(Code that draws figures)

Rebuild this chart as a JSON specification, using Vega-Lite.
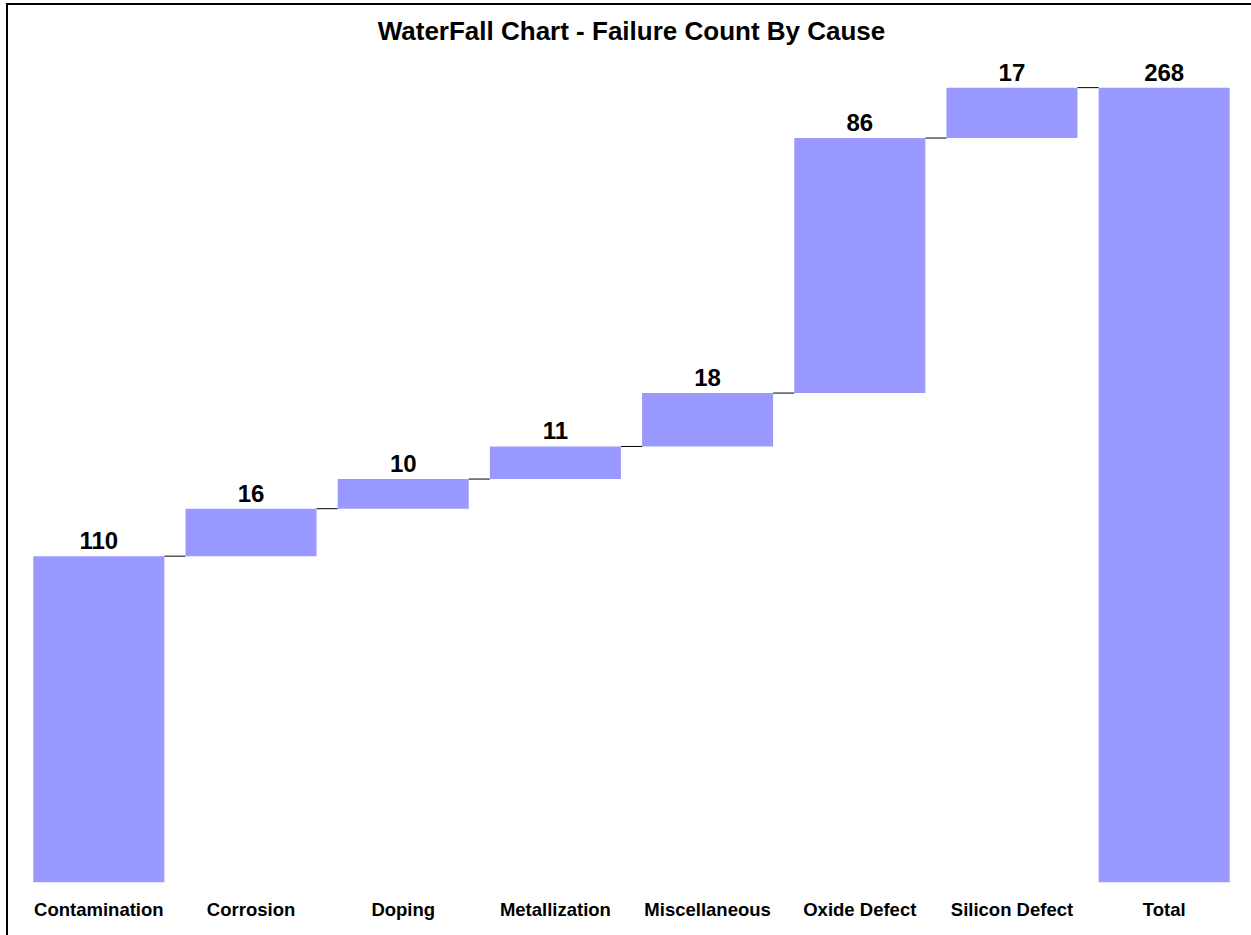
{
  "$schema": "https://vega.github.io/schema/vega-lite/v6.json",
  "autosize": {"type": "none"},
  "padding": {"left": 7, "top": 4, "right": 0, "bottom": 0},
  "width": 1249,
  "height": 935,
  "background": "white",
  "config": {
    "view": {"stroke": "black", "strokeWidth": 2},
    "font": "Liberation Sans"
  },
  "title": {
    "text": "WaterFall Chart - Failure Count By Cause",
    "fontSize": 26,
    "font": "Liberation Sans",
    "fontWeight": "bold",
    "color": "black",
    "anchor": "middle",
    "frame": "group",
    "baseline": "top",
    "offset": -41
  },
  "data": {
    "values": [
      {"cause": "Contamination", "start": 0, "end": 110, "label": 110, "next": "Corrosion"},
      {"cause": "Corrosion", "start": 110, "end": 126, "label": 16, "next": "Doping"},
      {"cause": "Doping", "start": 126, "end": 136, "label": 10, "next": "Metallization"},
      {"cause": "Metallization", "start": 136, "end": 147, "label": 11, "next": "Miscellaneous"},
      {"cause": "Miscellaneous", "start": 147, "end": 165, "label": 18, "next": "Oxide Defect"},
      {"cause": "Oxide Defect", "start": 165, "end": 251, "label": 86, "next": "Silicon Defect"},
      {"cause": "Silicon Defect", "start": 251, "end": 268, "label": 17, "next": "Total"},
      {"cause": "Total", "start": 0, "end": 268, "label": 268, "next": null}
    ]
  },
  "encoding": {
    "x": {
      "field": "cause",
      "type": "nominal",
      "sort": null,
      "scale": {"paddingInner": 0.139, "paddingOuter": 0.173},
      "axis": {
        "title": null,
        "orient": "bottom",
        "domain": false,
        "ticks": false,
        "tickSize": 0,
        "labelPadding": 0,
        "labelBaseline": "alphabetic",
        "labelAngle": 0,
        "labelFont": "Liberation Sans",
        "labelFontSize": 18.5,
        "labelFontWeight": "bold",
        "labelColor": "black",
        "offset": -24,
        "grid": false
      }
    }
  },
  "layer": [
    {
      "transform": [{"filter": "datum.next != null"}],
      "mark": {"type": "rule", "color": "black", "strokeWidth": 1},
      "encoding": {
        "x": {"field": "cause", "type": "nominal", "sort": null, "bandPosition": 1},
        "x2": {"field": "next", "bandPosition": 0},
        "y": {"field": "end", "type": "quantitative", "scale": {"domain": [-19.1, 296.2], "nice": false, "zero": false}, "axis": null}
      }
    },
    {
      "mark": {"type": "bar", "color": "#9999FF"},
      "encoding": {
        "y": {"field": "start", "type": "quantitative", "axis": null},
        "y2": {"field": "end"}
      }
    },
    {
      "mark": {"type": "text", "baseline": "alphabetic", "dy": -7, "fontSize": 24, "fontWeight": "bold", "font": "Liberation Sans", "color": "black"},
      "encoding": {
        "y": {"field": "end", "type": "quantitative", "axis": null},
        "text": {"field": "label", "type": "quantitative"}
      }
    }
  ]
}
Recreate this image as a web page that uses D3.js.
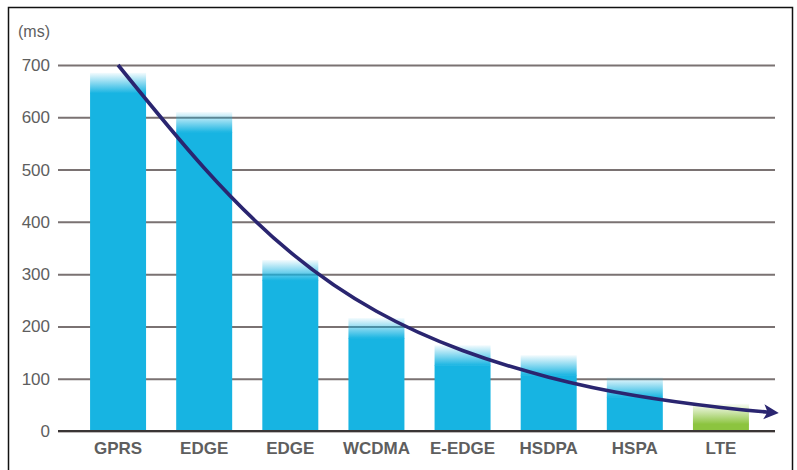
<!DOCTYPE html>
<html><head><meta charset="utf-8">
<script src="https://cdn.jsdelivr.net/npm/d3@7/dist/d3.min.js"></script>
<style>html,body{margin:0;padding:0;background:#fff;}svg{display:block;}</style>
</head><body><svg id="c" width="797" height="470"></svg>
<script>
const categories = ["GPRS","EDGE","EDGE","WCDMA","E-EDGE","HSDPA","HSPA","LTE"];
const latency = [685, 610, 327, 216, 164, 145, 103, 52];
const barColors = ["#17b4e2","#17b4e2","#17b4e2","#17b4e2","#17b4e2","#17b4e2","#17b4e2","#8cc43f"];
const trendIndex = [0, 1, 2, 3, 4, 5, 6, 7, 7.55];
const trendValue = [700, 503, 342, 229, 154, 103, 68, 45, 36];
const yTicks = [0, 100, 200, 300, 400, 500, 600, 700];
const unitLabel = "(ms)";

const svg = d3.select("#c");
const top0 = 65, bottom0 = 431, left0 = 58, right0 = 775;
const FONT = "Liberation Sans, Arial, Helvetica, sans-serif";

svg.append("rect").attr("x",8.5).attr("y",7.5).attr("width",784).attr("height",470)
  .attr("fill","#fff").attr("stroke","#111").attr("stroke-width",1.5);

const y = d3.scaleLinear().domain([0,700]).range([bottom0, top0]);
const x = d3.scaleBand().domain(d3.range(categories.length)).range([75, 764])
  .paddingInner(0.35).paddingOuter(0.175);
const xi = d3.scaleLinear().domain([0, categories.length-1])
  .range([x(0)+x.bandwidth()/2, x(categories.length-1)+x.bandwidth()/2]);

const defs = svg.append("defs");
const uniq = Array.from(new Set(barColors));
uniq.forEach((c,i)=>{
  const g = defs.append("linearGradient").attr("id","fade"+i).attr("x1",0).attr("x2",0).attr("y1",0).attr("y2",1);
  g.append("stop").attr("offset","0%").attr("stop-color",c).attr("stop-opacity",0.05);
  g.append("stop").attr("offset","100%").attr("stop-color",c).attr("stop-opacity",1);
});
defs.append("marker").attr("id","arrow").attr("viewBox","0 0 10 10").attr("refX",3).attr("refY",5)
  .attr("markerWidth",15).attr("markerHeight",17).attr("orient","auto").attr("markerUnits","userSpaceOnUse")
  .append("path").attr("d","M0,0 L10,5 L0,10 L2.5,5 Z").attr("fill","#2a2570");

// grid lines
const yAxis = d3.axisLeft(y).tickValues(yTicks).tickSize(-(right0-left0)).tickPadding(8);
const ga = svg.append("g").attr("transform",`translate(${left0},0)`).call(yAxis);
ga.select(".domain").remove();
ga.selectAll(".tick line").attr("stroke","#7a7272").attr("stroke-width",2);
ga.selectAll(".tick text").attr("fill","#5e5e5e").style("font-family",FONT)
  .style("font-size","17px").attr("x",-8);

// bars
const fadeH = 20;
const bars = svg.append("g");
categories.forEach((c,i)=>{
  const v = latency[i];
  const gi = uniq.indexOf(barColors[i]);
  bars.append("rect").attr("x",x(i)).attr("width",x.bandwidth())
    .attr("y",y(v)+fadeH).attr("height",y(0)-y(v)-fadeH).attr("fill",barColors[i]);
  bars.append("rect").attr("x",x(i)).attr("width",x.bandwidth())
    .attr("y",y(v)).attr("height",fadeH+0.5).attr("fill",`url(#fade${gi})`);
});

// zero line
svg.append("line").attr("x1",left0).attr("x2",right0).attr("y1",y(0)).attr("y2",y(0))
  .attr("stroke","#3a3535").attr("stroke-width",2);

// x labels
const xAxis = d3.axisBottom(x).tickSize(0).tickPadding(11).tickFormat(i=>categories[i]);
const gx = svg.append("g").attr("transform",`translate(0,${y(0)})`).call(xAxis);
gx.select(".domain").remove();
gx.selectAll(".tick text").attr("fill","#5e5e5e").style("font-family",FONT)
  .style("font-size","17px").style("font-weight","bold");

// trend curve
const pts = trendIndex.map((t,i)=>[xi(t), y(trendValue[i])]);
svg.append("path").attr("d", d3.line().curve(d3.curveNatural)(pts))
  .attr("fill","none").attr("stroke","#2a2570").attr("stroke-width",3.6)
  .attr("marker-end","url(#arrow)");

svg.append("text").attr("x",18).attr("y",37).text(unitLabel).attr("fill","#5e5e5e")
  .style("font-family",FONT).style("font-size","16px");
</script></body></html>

Aim of the exercise:
All of the data above should be transcribed verbatim, with pictures omitted.

Response:
Rebuild this chart as a JSON specification, using Vega-Lite.
{
  "$schema": "https://vega.github.io/schema/vega-lite/v6.json",
  "autosize": {"type": "none"},
  "padding": {"left": 7, "top": 4, "right": 0, "bottom": 0},
  "width": 1249,
  "height": 935,
  "background": "white",
  "config": {
    "view": {"stroke": "black", "strokeWidth": 2},
    "font": "Liberation Sans"
  },
  "title": {
    "text": "WaterFall Chart - Failure Count By Cause",
    "fontSize": 26,
    "font": "Liberation Sans",
    "fontWeight": "bold",
    "color": "black",
    "anchor": "middle",
    "frame": "group",
    "baseline": "top",
    "offset": -41
  },
  "data": {
    "values": [
      {"cause": "Contamination", "start": 0, "end": 110, "label": 110, "next": "Corrosion"},
      {"cause": "Corrosion", "start": 110, "end": 126, "label": 16, "next": "Doping"},
      {"cause": "Doping", "start": 126, "end": 136, "label": 10, "next": "Metallization"},
      {"cause": "Metallization", "start": 136, "end": 147, "label": 11, "next": "Miscellaneous"},
      {"cause": "Miscellaneous", "start": 147, "end": 165, "label": 18, "next": "Oxide Defect"},
      {"cause": "Oxide Defect", "start": 165, "end": 251, "label": 86, "next": "Silicon Defect"},
      {"cause": "Silicon Defect", "start": 251, "end": 268, "label": 17, "next": "Total"},
      {"cause": "Total", "start": 0, "end": 268, "label": 268, "next": null}
    ]
  },
  "encoding": {
    "x": {
      "field": "cause",
      "type": "nominal",
      "sort": null,
      "scale": {"paddingInner": 0.139, "paddingOuter": 0.173},
      "axis": {
        "title": null,
        "orient": "bottom",
        "domain": false,
        "ticks": false,
        "tickSize": 0,
        "labelPadding": 0,
        "labelBaseline": "alphabetic",
        "labelAngle": 0,
        "labelFont": "Liberation Sans",
        "labelFontSize": 18.5,
        "labelFontWeight": "bold",
        "labelColor": "black",
        "offset": -24,
        "grid": false
      }
    }
  },
  "layer": [
    {
      "transform": [{"filter": "datum.next != null"}],
      "mark": {"type": "rule", "color": "black", "strokeWidth": 1},
      "encoding": {
        "x": {"field": "cause", "type": "nominal", "sort": null, "bandPosition": 1},
        "x2": {"field": "next", "bandPosition": 0},
        "y": {"field": "end", "type": "quantitative", "scale": {"domain": [-19.1, 296.2], "nice": false, "zero": false}, "axis": null}
      }
    },
    {
      "mark": {"type": "bar", "color": "#9999FF"},
      "encoding": {
        "y": {"field": "start", "type": "quantitative", "axis": null},
        "y2": {"field": "end"}
      }
    },
    {
      "mark": {"type": "text", "baseline": "alphabetic", "dy": -7, "fontSize": 24, "fontWeight": "bold", "font": "Liberation Sans", "color": "black"},
      "encoding": {
        "y": {"field": "end", "type": "quantitative", "axis": null},
        "text": {"field": "label", "type": "quantitative"}
      }
    }
  ]
}
Recreate this image as a web page that uses D3.js.
<!DOCTYPE html>
<html><head><meta charset="utf-8">
<script src="https://cdn.jsdelivr.net/npm/d3@7/dist/d3.min.js"></script>
<style>html,body{margin:0;padding:0;background:#fff;}svg{display:block;}</style>
</head><body><svg id="c" width="797" height="470"></svg>
<script>
const categories = ["GPRS","EDGE","EDGE","WCDMA","E-EDGE","HSDPA","HSPA","LTE"];
const latency = [685, 610, 327, 216, 164, 145, 103, 52];
const barColors = ["#17b4e2","#17b4e2","#17b4e2","#17b4e2","#17b4e2","#17b4e2","#17b4e2","#8cc43f"];
const trendIndex = [0, 1, 2, 3, 4, 5, 6, 7, 7.55];
const trendValue = [700, 503, 342, 229, 154, 103, 68, 45, 36];
const yTicks = [0, 100, 200, 300, 400, 500, 600, 700];
const unitLabel = "(ms)";

const svg = d3.select("#c");
const top0 = 65, bottom0 = 431, left0 = 58, right0 = 775;
const FONT = "Liberation Sans, Arial, Helvetica, sans-serif";

svg.append("rect").attr("x",8.5).attr("y",7.5).attr("width",784).attr("height",470)
  .attr("fill","#fff").attr("stroke","#111").attr("stroke-width",1.5);

const y = d3.scaleLinear().domain([0,700]).range([bottom0, top0]);
const x = d3.scaleBand().domain(d3.range(categories.length)).range([75, 764])
  .paddingInner(0.35).paddingOuter(0.175);
const xi = d3.scaleLinear().domain([0, categories.length-1])
  .range([x(0)+x.bandwidth()/2, x(categories.length-1)+x.bandwidth()/2]);

const defs = svg.append("defs");
const uniq = Array.from(new Set(barColors));
uniq.forEach((c,i)=>{
  const g = defs.append("linearGradient").attr("id","fade"+i).attr("x1",0).attr("x2",0).attr("y1",0).attr("y2",1);
  g.append("stop").attr("offset","0%").attr("stop-color",c).attr("stop-opacity",0.05);
  g.append("stop").attr("offset","100%").attr("stop-color",c).attr("stop-opacity",1);
});
defs.append("marker").attr("id","arrow").attr("viewBox","0 0 10 10").attr("refX",3).attr("refY",5)
  .attr("markerWidth",15).attr("markerHeight",17).attr("orient","auto").attr("markerUnits","userSpaceOnUse")
  .append("path").attr("d","M0,0 L10,5 L0,10 L2.5,5 Z").attr("fill","#2a2570");

// grid lines
const yAxis = d3.axisLeft(y).tickValues(yTicks).tickSize(-(right0-left0)).tickPadding(8);
const ga = svg.append("g").attr("transform",`translate(${left0},0)`).call(yAxis);
ga.select(".domain").remove();
ga.selectAll(".tick line").attr("stroke","#7a7272").attr("stroke-width",2);
ga.selectAll(".tick text").attr("fill","#5e5e5e").style("font-family",FONT)
  .style("font-size","17px").attr("x",-8);

// bars
const fadeH = 20;
const bars = svg.append("g");
categories.forEach((c,i)=>{
  const v = latency[i];
  const gi = uniq.indexOf(barColors[i]);
  bars.append("rect").attr("x",x(i)).attr("width",x.bandwidth())
    .attr("y",y(v)+fadeH).attr("height",y(0)-y(v)-fadeH).attr("fill",barColors[i]);
  bars.append("rect").attr("x",x(i)).attr("width",x.bandwidth())
    .attr("y",y(v)).attr("height",fadeH+0.5).attr("fill",`url(#fade${gi})`);
});

// zero line
svg.append("line").attr("x1",left0).attr("x2",right0).attr("y1",y(0)).attr("y2",y(0))
  .attr("stroke","#3a3535").attr("stroke-width",2);

// x labels
const xAxis = d3.axisBottom(x).tickSize(0).tickPadding(11).tickFormat(i=>categories[i]);
const gx = svg.append("g").attr("transform",`translate(0,${y(0)})`).call(xAxis);
gx.select(".domain").remove();
gx.selectAll(".tick text").attr("fill","#5e5e5e").style("font-family",FONT)
  .style("font-size","17px").style("font-weight","bold");

// trend curve
const pts = trendIndex.map((t,i)=>[xi(t), y(trendValue[i])]);
svg.append("path").attr("d", d3.line().curve(d3.curveNatural)(pts))
  .attr("fill","none").attr("stroke","#2a2570").attr("stroke-width",3.6)
  .attr("marker-end","url(#arrow)");

svg.append("text").attr("x",18).attr("y",37).text(unitLabel).attr("fill","#5e5e5e")
  .style("font-family",FONT).style("font-size","16px");
</script></body></html>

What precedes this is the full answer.